I am prepared to commit Strokes heresy: this is The Strokes’ best album. Somewhere out there a Strokes purist whose heart lives and dies by the generally assumed greatness of “Is This It?” just died. I did a little homework and it appears that “Is This It?” registered a super high 90 of 100 on Metacritic. This album registered a 71. But I guess that’s why I get to write my own reviews right? I liked “Is This It?”. I liked “Last Nite”, the most famous song The Strokes ever put out. But as years go by I certainly don’t give the album a lot of attention. Same goes for the not-quite-as-appreciated “Room on Fire” and “First Impression of Earth”.
I bought this album with a little bit of faith, having heard the fantastic opening track “Machu Picchu” online.
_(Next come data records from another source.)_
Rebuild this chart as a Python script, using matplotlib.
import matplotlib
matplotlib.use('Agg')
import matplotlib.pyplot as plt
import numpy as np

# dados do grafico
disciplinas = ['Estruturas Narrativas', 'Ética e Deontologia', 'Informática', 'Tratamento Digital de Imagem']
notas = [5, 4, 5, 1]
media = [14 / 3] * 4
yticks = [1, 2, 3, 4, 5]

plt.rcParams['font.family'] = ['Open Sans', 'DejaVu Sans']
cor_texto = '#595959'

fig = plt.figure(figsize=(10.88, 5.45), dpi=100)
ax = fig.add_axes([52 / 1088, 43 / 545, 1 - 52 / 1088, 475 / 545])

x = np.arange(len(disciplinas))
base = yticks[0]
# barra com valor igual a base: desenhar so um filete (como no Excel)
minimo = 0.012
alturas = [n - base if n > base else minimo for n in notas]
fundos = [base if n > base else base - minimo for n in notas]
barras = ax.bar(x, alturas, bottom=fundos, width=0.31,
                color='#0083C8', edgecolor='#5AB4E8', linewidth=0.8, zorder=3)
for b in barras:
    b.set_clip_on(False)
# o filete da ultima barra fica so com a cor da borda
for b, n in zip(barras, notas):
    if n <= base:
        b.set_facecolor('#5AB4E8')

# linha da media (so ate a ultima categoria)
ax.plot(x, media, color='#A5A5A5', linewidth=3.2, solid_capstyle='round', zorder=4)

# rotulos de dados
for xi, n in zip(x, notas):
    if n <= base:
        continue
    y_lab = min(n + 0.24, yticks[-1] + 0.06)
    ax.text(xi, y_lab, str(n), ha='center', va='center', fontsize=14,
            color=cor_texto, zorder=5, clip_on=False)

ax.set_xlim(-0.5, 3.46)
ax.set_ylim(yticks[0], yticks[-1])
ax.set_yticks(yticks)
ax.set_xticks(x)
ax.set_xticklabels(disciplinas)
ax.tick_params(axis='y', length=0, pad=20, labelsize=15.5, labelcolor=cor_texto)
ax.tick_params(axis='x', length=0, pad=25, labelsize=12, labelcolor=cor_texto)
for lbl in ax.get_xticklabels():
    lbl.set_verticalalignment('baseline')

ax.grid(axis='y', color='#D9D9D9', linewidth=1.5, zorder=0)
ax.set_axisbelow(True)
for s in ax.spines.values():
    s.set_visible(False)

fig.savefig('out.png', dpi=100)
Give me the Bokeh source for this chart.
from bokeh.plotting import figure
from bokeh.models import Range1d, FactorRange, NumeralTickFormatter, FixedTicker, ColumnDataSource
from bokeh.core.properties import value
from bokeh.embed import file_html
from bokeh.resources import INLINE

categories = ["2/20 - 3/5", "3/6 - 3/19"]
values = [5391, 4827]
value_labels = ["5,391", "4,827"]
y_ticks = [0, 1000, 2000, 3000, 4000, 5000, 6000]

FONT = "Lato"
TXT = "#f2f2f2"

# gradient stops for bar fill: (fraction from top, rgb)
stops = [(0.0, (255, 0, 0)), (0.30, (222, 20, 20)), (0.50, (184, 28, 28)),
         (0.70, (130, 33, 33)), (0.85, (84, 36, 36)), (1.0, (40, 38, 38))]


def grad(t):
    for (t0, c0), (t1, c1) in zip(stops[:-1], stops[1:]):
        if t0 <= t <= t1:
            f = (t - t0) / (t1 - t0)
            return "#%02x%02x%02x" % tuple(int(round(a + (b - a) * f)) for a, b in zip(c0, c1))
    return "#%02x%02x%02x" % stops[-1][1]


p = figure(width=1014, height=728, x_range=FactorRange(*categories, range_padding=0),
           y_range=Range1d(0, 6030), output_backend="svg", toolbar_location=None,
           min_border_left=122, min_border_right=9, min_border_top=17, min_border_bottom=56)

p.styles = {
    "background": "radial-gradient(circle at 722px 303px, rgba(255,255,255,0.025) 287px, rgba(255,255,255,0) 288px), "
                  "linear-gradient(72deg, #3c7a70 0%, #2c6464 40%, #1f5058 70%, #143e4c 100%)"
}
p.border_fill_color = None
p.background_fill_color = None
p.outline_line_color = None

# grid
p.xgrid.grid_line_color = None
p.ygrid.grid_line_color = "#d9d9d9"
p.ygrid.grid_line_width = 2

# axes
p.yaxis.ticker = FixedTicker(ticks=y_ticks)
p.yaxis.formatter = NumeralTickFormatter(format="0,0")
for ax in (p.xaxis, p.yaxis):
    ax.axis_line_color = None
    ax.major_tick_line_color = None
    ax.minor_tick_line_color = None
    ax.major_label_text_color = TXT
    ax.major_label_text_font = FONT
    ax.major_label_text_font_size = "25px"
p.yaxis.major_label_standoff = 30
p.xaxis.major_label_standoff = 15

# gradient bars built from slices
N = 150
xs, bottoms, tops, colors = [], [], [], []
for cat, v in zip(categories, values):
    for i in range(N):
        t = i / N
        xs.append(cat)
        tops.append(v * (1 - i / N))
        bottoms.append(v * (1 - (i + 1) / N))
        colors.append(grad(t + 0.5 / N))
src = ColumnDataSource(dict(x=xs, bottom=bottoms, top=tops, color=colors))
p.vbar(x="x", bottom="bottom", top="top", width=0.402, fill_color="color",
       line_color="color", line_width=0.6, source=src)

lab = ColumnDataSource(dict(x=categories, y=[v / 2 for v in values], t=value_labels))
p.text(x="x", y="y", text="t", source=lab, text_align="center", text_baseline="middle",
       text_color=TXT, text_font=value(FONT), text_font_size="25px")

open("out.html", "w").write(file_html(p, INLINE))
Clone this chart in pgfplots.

I have, since that point, decided that, 4.5 months into year, “Machu Picchu” is the year’s best song so far. And it doesn’t stop there, as “Machu Picchu” gives way to “Under Cover of Darkness”, which immediately gives the album back to back stellar tracks. I’m always aware of the dangers of judging a frontloaded album, but by the time you hear the guitar hook on “Two Kinds of Happiness”, the gritty “You’re So Right”, and the catchy “Taken for a Fool” you’re five songs deep into enough good songs to fill up most bands’ entire albums.
There probably is no better example of the transformation of “Is This It?” era strokes to “Angles” era Strokes, where the synths work as the primary drivers and Julian Casablancas’ voice soars rather than growls. I imagine a diehard Strokes fan would have a problem this. And apparently I’m not a diehard Strokes fan. Old school fans may have to take solace in also-awesome tracks like “Gratisfaction”.
Words like “transformation” and “growth” can be hard to peg. If you read my Cold War Kids from yesterday I spoke negatively of their so-called growth because their transition moved away from what made them special towards what made them just one of many. The Strokes certainly had a distinct style when they burst onto the scene, but the difference here is that these changes do not once sacrifice great sounds or guitar hooks. I might be a Strokes heretic, but to me this just sounds like an even better version of an already good band. Thus, as we sit here at the one-third juncture of the year, The Stokes can be proud to own the year’s best track and best album. We can hope that it gets bested as I will never complain about getting more good music, but for now they’ve set the bar high.